Distributed system such as Kubernetes are designed to be resilient to the failures. More details about Kubernetes High-Availability (HA) may be found at Building High-Availability Clusters
To have a simple view the most of parts of HA will be skipped to describe Kubelet<->Controller Manager communication only.
By default the normal behavior looks like:
Kubelet updates it status to apiserver periodically, as specified by --node-status-update-frequency
. The default value is 10s.
Kubernetes controller manager checks the statuses of Kubelet every –-node-monitor-period
. The default value is 5s.
In case the status is updated within --node-monitor-grace-period
of time, Kubernetes controller manager considers healthy status of Kubelet.

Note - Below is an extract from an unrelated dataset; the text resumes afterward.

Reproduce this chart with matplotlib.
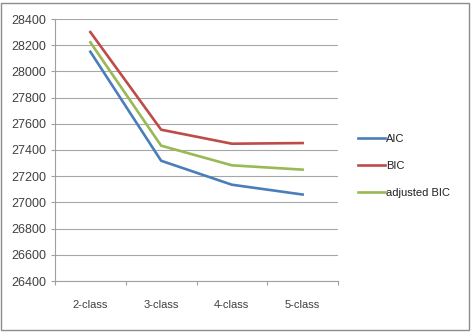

The default value is 40s.
Kubernetes controller manager and Kubelet work asynchronously. It means that the delay may include any network latency, API Server latency, etcd latency, latency caused by load on one's control plane nodes and so on. So if
--node-status-update-frequency
is set to 5s in reality it may appear in etcd in 6-7 seconds or even longer when etcd cannot commit data to quorum nodes.
Kubelet will try to make nodeStatusUpdateRetry
post attempts. Currently nodeStatusUpdateRetry
is constantly set to 5 in kubelet.go.
Kubelet will try to update the status in tryUpdateNodeStatus function. Kubelet uses http.Client()
Golang method, but has no specified timeout. Thus there may be some glitches when API Server is overloaded while TCP connection is established.
So, there will be nodeStatusUpdateRetry
* --node-status-update-frequency
attempts to set a status of node.
At the same time Kubernetes controller manager will try to check nodeStatusUpdateRetry
times every --node-monitor-period
of time. After --node-monitor-grace-period
it will consider node unhealthy. Pods will then be rescheduled based on the Taint Based Eviction timers that you set on them individually, or the API Server's global timers:--default-not-ready-toleration-seconds
& --default-unreachable-toleration-seconds
.
Kube proxy has a watcher over API. Once pods are evicted, Kube proxy will notice and will update iptables of the node. It will remove endpoints from services so pods from failed node won't be accessible anymore.
If --node-status-update-frequency
is set to 4s (10s is default). --node-monitor-period
to 2s (5s is default). --node-monitor-grace-period
to 20s (40s is default). --default-not-ready-toleration-seconds
and --default-unreachable-toleration-seconds
are set to 30 (300 seconds is default). Note these two values should be integers representing the number of seconds ("s" or "m" for seconds\minutes are not specified).
In such scenario, pods will be evicted in 50s because the node will be considered as down after 20s, and --default-not-ready-toleration-seconds
or --default-unreachable-toleration-seconds
occur after 30s more. However, this scenario creates an overhead on etcd as every node will try to update its status every 2 seconds.
If the environment has 1000 nodes, there will be 15000 node updates per minute which may require large etcd containers or even dedicated nodes for etcd.
If we calculate the number of tries, the division will give 5, but in reality it will be from 3 to 5 with
nodeStatusUpdateRetry
attempts of each try. The total number of attempts will vary from 15 to 25 due to latency of all components.
Let's set --node-status-update-frequency
to 20s --node-monitor-grace-period
to 2m and --default-not-ready-toleration-seconds
and --default-unreachable-toleration-seconds
to 60. In that case, Kubelet will try to update status every 20s. So, it will be 6 * 5 = 30 attempts before Kubernetes controller manager will consider unhealthy status of node. After 1m it will evict all pods. The total time will be 3m before eviction process.
Such scenario is good for medium environments as 1000 nodes will require 3000 etcd updates per minute.
In reality, there will be from 4 to 6 node update tries. The total number of of attempts will vary from 20 to 30.
Let's set --node-status-update-frequency
to 1m. --node-monitor-grace-period
will set to 5m and --default-not-ready-toleration-seconds
and --default-unreachable-toleration-seconds
to 60. In this scenario, every kubelet will try to update the status every minute. There will be 5 * 5 = 25 attempts before unhealthy status. After 5m, Kubernetes controller manager will set unhealthy status. This means that pods will be evicted after 1m after being marked unhealthy. (6m in total).
In reality, there will be from 3 to 5 tries. The total number of attempt will vary from 15 to 25.
There can be different combinations such as Fast Update with Slow reaction to satisfy specific cases.